Like the cemetery, the proposed columbarium site is on property under the control of the Veterans Administration, but a different branch, for healthcare.

An "intra-agency" property transfer would be relatively simple, but for one thing: decades ago, the VA began leasing off portions of its healthcare campus to commercial enterprises, and the columbarium site is under lease to an oil company.

Breitburn Energy uses it to store pipes and other equipment for its nearby production site on the south side of Constitution Ave.

It's not an insurmountable problem. The company is willing to swap its storage yard for another lease site, said Breitburn's Gregory Brown, General Counsel and Executive VP.

But that was not done before a 2011 lawsuit against the VA challenged the legality of leasing to private enterprises, prompting the VA to put a hold on property transactions, at least temporarily.

"So until the lawsuit is resolved, we're at a standstill," said Bacon, the cemetery director.

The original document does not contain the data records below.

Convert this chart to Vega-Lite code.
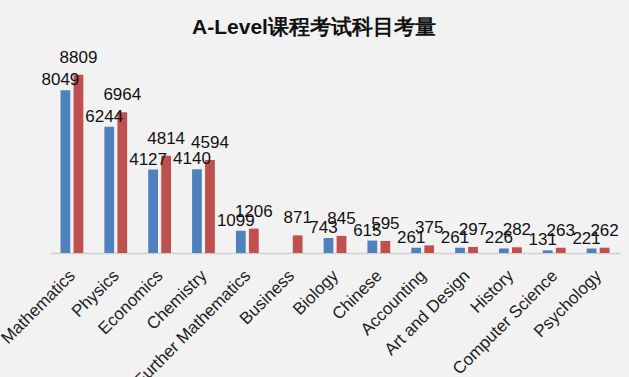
{
  "$schema": "https://vega.github.io/schema/vega-lite/v6.json",
  "width": 570,
  "height": 182,
  "autosize": {"type": "none"},
  "padding": {"left": 50, "top": 71, "right": 9, "bottom": 124},
  "background": "#f2f2f2",
  "title": {
    "text": "A-Level课程考试科目考量",
    "font": "Liberation Sans",
    "fontSize": 21,
    "fontWeight": "bold",
    "color": "#111111",
    "anchor": "middle",
    "frame": "group",
    "dx": -21,
    "offset": 11
  },
  "config": {"view": {"stroke": null}},
  "data": {
    "values": [
      {"subject": "Mathematics", "series": "A", "value": 8049},
      {"subject": "Mathematics", "series": "B", "value": 8809},
      {"subject": "Physics", "series": "A", "value": 6244},
      {"subject": "Physics", "series": "B", "value": 6964},
      {"subject": "Economics", "series": "A", "value": 4127},
      {"subject": "Economics", "series": "B", "value": 4814},
      {"subject": "Chemistry", "series": "A", "value": 4140},
      {"subject": "Chemistry", "series": "B", "value": 4594},
      {"subject": "Further Mathematics", "series": "A", "value": 1099},
      {"subject": "Further Mathematics", "series": "B", "value": 1206},
      {"subject": "Business", "series": "B", "value": 871},
      {"subject": "Biology", "series": "A", "value": 743},
      {"subject": "Biology", "series": "B", "value": 845},
      {"subject": "Chinese", "series": "A", "value": 615},
      {"subject": "Chinese", "series": "B", "value": 595},
      {"subject": "Accounting", "series": "A", "value": 261},
      {"subject": "Accounting", "series": "B", "value": 375},
      {"subject": "Art and Design", "series": "A", "value": 261},
      {"subject": "Art and Design", "series": "B", "value": 297},
      {"subject": "History", "series": "A", "value": 226},
      {"subject": "History", "series": "B", "value": 282},
      {"subject": "Computer Science", "series": "A", "value": 131},
      {"subject": "Computer Science", "series": "B", "value": 263},
      {"subject": "Psychology", "series": "A", "value": 221},
      {"subject": "Psychology", "series": "B", "value": 262}
    ]
  },
  "encoding": {
    "x": {
      "field": "subject",
      "type": "nominal",
      "sort": ["Mathematics", "Physics", "Economics", "Chemistry", "Further Mathematics", "Business", "Biology", "Chinese", "Accounting", "Art and Design", "History", "Computer Science", "Psychology"],
      "scale": {"paddingInner": 0.48, "paddingOuter": 0.24},
      "axis": {
        "title": null,
        "labelAngle": -45,
        "labelFont": "Liberation Sans",
        "labelFontSize": 17,
        "labelColor": "#222222",
        "ticks": false,
        "labelPadding": 14,
        "labelOffset": -5,
        "domainColor": "#d0d0d0",
        "domainWidth": 1.5
      }
    },
    "xOffset": {"field": "series", "type": "nominal", "scale": {"domain": ["A", "B"], "paddingInner": 0.25}},
    "y": {
      "field": "value",
      "type": "quantitative",
      "scale": {"domain": [0, 9000], "nice": false},
      "axis": null
    }
  },
  "layer": [
    {
      "mark": {"type": "bar"},
      "encoding": {
        "color": {
          "field": "series",
          "type": "nominal",
          "scale": {"domain": ["A", "B"], "range": ["#4f81bd", "#c0504d"]},
          "legend": null
        }
      }
    },
    {
      "transform": [{"filter": "datum.series === 'A'"}],
      "mark": {"type": "text", "baseline": "alphabetic", "dy": -5, "dx": -5, "font": "Liberation Sans", "fontSize": 17, "color": "#111111"},
      "encoding": {"text": {"field": "value", "type": "quantitative"}}
    },
    {
      "transform": [{"filter": "datum.series === 'B'"}],
      "mark": {"type": "text", "baseline": "alphabetic", "dy": -12, "font": "Liberation Sans", "fontSize": 17, "color": "#111111"},
      "encoding": {"text": {"field": "value", "type": "quantitative"}}
    }
  ]
}
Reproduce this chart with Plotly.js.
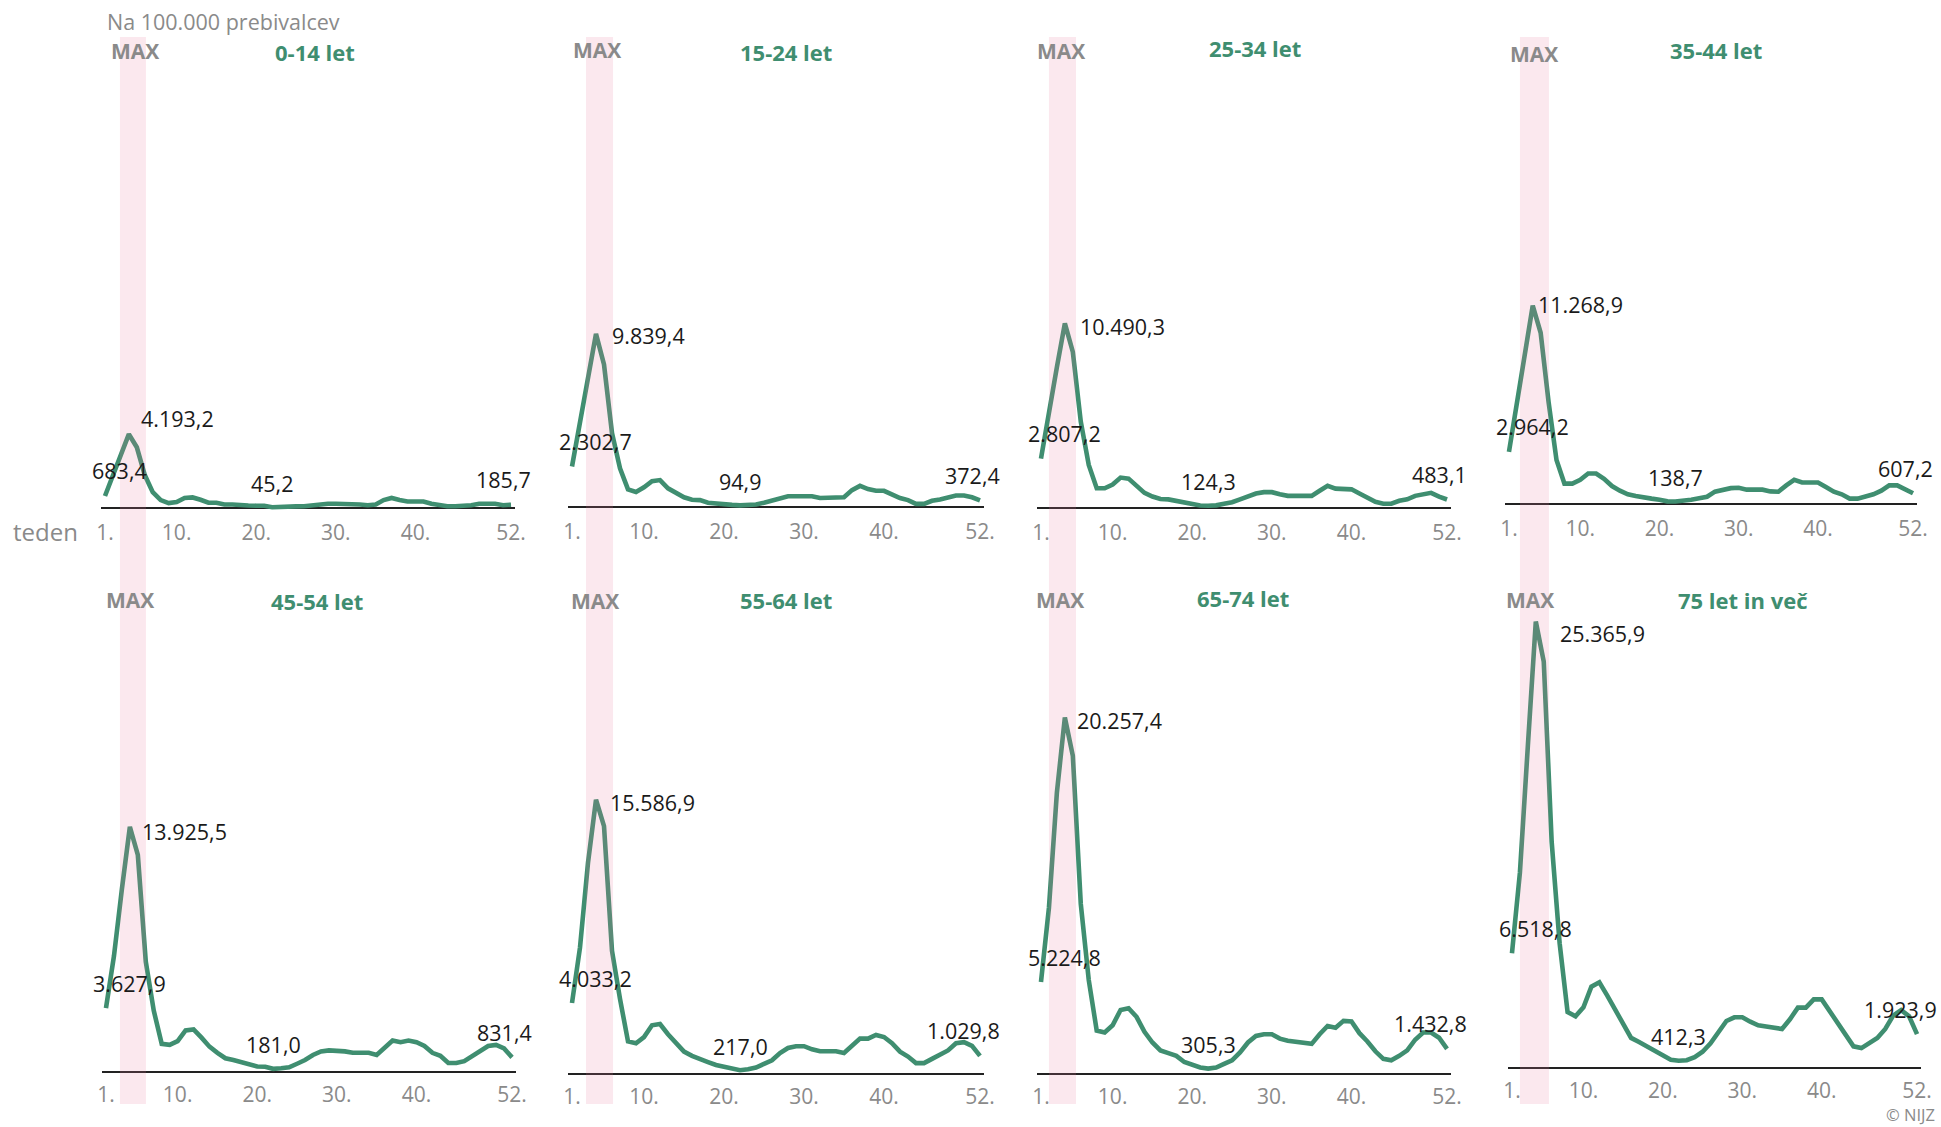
<!DOCTYPE html>
<html>
<head>
<meta charset="utf-8">
<script src="https://cdn.plot.ly/plotly-3.0.1.min.js"></script>
<style>
html,body{margin:0;padding:0;background:#ffffff;}
#chart{width:1941px;height:1127px;}
</style>
</head>
<body>
<div id="chart"></div>
<script>
// ---------- DATA ----------
const weeks = [1,2,3,4,5,6,7,8,9,10,11,12,13,14,15,16,17,18,19,20,21,22,23,24,25,26,
               27,28,29,30,31,32,33,34,35,36,37,38,39,40,41,42,43,44,45,46,47,48,49,50,51,52];
const tickWeeks = [1,10,20,30,40,52];
const tickLabels = ["1.","10.","20.","30.","40.","52."];
const groupNames = ["0-14 let","15-24 let","25-34 let","35-44 let","45-54 let","55-64 let","65-74 let","75 let in več"];

const age0_14 = [683.4,1850,3100,4193.2,3450,1870,900,450,280,340,570,600,470,300,300,200,200,140,140,130,
                 130,45.2,80,90,90,100,150,240,240,240,240,240,200,160,200,450,570,450,370,370,
                 370,240,140,100,100,100,160,240,240,240,160,185.7];
const age15_24 = [2302.7,4900,7500,9839.4,8100,4200,2200,1000,850,1120,1470,1530,1060,800,550,410,390,245,225,140,
                  120,94.9,110,140,245,350,450,610,610,610,610,510,510,510,550,960,1200,1020,920,920,
                  710,510,390,180,180,350,430,550,650,650,550,372.4];
const age25_34 = [2807.2,5500,8000,10490.3,8870,4900,2450,1120,1120,1330,1730,1670,1290,860,650,510,490,410,300,200,
                  140,124.3,150,245,330,490,690,820,900,900,780,690,690,690,690,980,1260,1100,1100,1060,
                  820,610,350,245,245,410,490,690,780,860,650,483.1];
const age35_44 = [2964.2,5700,8600,11268.9,9730,5800,2500,1160,1160,1370,1730,1730,1430,1020,755,550,450,350,305,245,
                  150,138.7,160,245,325,410,700,815,900,920,815,815,815,715,700,1060,1370,1220,1220,1220,
                  960,700,550,305,305,410,550,755,1060,1060,860,607.2];
const age45_54 = [3627.9,6580,10400,13925.5,12330,6270,3490,1600,1540,1750,2360,2420,1950,1440,1090,780,680,555,410,310,
                  300,181.0,210,270,470,680,965,1170,1230,1230,1170,1090,1090,1090,965,1340,1790,1690,1790,1690,
                  1480,1090,925,510,510,615,880,1170,1480,1540,1340,831.4];
const age55_64 = [4033.2,7190,12000,15586.9,14080,7000,4270,1850,1750,2100,2770,2840,2260,1750,1270,1030,820,680,510,410,
                  310,217.0,270,370,575,780,1190,1480,1580,1580,1400,1290,1290,1290,1190,1600,2010,2010,2220,2100,
                  1750,1270,990,620,620,860,1070,1340,1750,1810,1600,1029.8];
const age65_74 = [5224.8,9450,16000,20257.4,18080,9660,5340,2470,2360,2770,3640,3740,3250,2400,1790,1340,1190,1030,680,510,
                  370,305.3,370,575,780,1230,1790,2160,2260,2260,2010,1890,1810,1790,1710,2260,2730,2630,3020,2980,
                  2320,1850,1290,860,780,1030,1340,1950,2360,2360,2060,1432.8];
const age75plus = [6518.8,11100,18300,25365.9,23100,12840,7090,3185,2940,3450,4620,4870,4110,3290,2470,1710,1480,1230,970,680,
                   470,412.3,440,620,925,1400,2060,2670,2880,2880,2630,2430,2360,2320,2220,2770,3430,3430,3900,3900,
                   3230,2530,1950,1230,1130,1440,1710,2220,2980,3290,2940,1923.9];

const series = [age0_14, age15_24, age25_34, age35_44, age45_54, age55_64, age65_74, age75plus];

// ---------- LAYOUT / STYLE ----------
const W = 1941, H = 1127;
const GREEN = "#3f8e70";
const GREY = "#8a8a8a";
const LABEL = "#1a1a1a";
const FONT = "Open Sans, sans-serif";
const PXU = 0.0176;               // pixels per unit (same scale for every panel)
const YMIN = -400, YMAX = 27000;
const colPx = [[101,515],[568,984],[1037,1451],[1505,1917],[102,516],[568,984],[1037,1451],[1508,1921]];
const basePx = [508,507,508,504,1072,1074,1074,1068];
const bandWeeks = [[2.88,6.15],[2.75,6.13],[2.0,5.4],[2.39,6.05]];
const bandPx = [37,1104];
const titlePx = [[315,52],[786,52],[1255,48],[1716,50],[317,601],[786,600],[1243,598],[1743,600]];
const maxPx = [[135,51],[597,50],[1061,51],[1534,54],[130,600],[595,601],[1060,600],[1530,600]];
const peakOff = [[10,-16],[14,2],[13,3],[3,-1],[10,5],[12,3],[10,3],[22,12]];

const px2x = p => p / W;
const px2y = p => 1 - p / H;

function fmt(v){
  const parts = v.toFixed(1).split(".");
  const ip = parts[0].replace(/\B(?=(\d{3})+(?!\d))/g, ".");
  return ip + "," + parts[1];
}

const data = [];
const layout = {
  width: W, height: H,
  margin: {l:0, r:0, t:0, b:0, pad:0},
  paper_bgcolor: "#ffffff",
  plot_bgcolor: "rgba(0,0,0,0)",
  showlegend: false,
  font: {family: FONT, size: 21, color: LABEL},
  annotations: [],
  shapes: []
};

series.forEach((vals, i) => {
  const n = i + 1;
  const xa = n === 1 ? "x" : "x" + n;
  const ya = n === 1 ? "y" : "y" + n;
  data.push({
    x: weeks, y: vals, type: "scatter", mode: "lines",
    xaxis: xa, yaxis: ya,
    line: {color: GREEN, width: 4.6, shape: "linear"},
    hoverinfo: "skip"
  });
  const b = basePx[i];
  const bottomPx = b - YMIN * PXU;
  const topPx = b - YMAX * PXU;
  layout["xaxis" + (n === 1 ? "" : n)] = {
    domain: [px2x(colPx[i][0]), px2x(colPx[i][1])],
    anchor: ya, range: [0.5, 52.5],
    tickvals: tickWeeks, ticktext: tickLabels,
    tickfont: {family: FONT, size: 21, color: GREY},
    ticks: "", showgrid: false, zeroline: false, showline: false,
    ticklabelstandoff: i < 4 ? 3 : 1
  };
  layout["yaxis" + (n === 1 ? "" : n)] = {
    domain: [px2y(bottomPx), px2y(topPx)],
    anchor: xa, range: [YMIN, YMAX],
    showticklabels: false, ticks: "", showgrid: false,
    zeroline: true, zerolinecolor: "#222222", zerolinewidth: 2, showline: false
  };

  // title
  layout.annotations.push({
    xref: "paper", yref: "paper", x: px2x(titlePx[i][0]), y: px2y(titlePx[i][1]),
    xanchor: "center", yanchor: "middle", showarrow: false,
    text: "<b>" + groupNames[i] + "</b>",
    font: {family: FONT, size: 22, color: GREEN}
  });
  // MAX
  layout.annotations.push({
    xref: "paper", yref: "paper", x: px2x(maxPx[i][0]), y: px2y(maxPx[i][1]),
    xanchor: "center", yanchor: "middle", showarrow: false,
    text: "<b>MAX</b>",
    font: {family: FONT, size: 21, color: GREY}
  });

  // value labels computed from the data
  const first = vals[0], last = vals[vals.length - 1];
  let maxI = 0, minI = 0;
  vals.forEach((v, k) => { if (v > vals[maxI]) maxI = k; if (v < vals[minI]) minI = k; });
  const lab = (x, y, text, xanchor, xshift, yshift) => ({
    xref: xa, yref: ya, x: x, y: y, text: text, showarrow: false,
    xanchor: xanchor, yanchor: "middle", xshift: xshift, yshift: yshift,
    font: {family: FONT, size: 21.5, color: LABEL}
  });
  layout.annotations.push(lab(weeks[0], first, fmt(first), "left", -15, 25));
  layout.annotations.push(lab(weeks[maxI], vals[maxI], fmt(vals[maxI]), "left", peakOff[i][0], -peakOff[i][1]));
  layout.annotations.push(lab(weeks[minI], vals[minI], fmt(vals[minI]), "center", 0, 24));
  layout.annotations.push(lab(weeks[weeks.length - 1], last, fmt(last), "right", 22, 25));
});

// MAX bands (one per column, spanning both rows)
bandWeeks.forEach((bw, c) => {
  layout.shapes.push({
    type: "rect", layer: "above",
    xref: c === 0 ? "x" : "x" + (c + 1), yref: "paper",
    x0: bw[0], x1: bw[1], y0: px2y(bandPx[1]), y1: px2y(bandPx[0]),
    fillcolor: "rgba(232,120,155,0.17)", line: {width: 0}
  });
});

// general texts
layout.annotations.push({
  xref: "paper", yref: "paper", x: px2x(105), y: px2y(21), xanchor: "left", yanchor: "middle",
  showarrow: false, text: "Na 100.000 prebivalcev", font: {family: FONT, size: 21.5, color: GREY}
});
layout.annotations.push({
  xref: "paper", yref: "paper", x: px2x(11), y: px2y(531), xanchor: "left", yanchor: "middle",
  showarrow: false, text: "teden", font: {family: FONT, size: 24, color: GREY}
});
layout.annotations.push({
  xref: "paper", yref: "paper", x: px2x(1936), y: 0, xanchor: "right", yanchor: "bottom",
  borderpad: 0, showarrow: false, text: "© NIJZ", font: {family: FONT, size: 16.5, color: GREY}
});

Plotly.newPlot("chart", data, layout, {staticPlot: true, displayModeBar: false});
</script>
</body>
</html>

"It makes you cry," said Littlestone, as he spoke with a reporter in the study of his Westside home, where he meticulously files every scrap of correspondence dealing with the columbarium.

"He's like a bulldog with it," said his wife of 65 years, Doris Littlestone.

If there is one consolation for Littlestone, it might be that the National Cemetery Administration has embraced his idea for large columbariums, not just in Los Angeles, but in other cities where national cemeteries are nearing capacity. The "urban initiative," it's called.

The irony is that urban initiative cities, such as Oakland - with a later proposal, but without the property transfer controversy - may get new columbariums before Los Angeles.

But Littlestone is not one to be worn down, and he has not given hope LA's new columbarium will be built during his lifetime.

"I just had open-heart surgery," Littlestone said. "I understand it's extended my life another 10 years."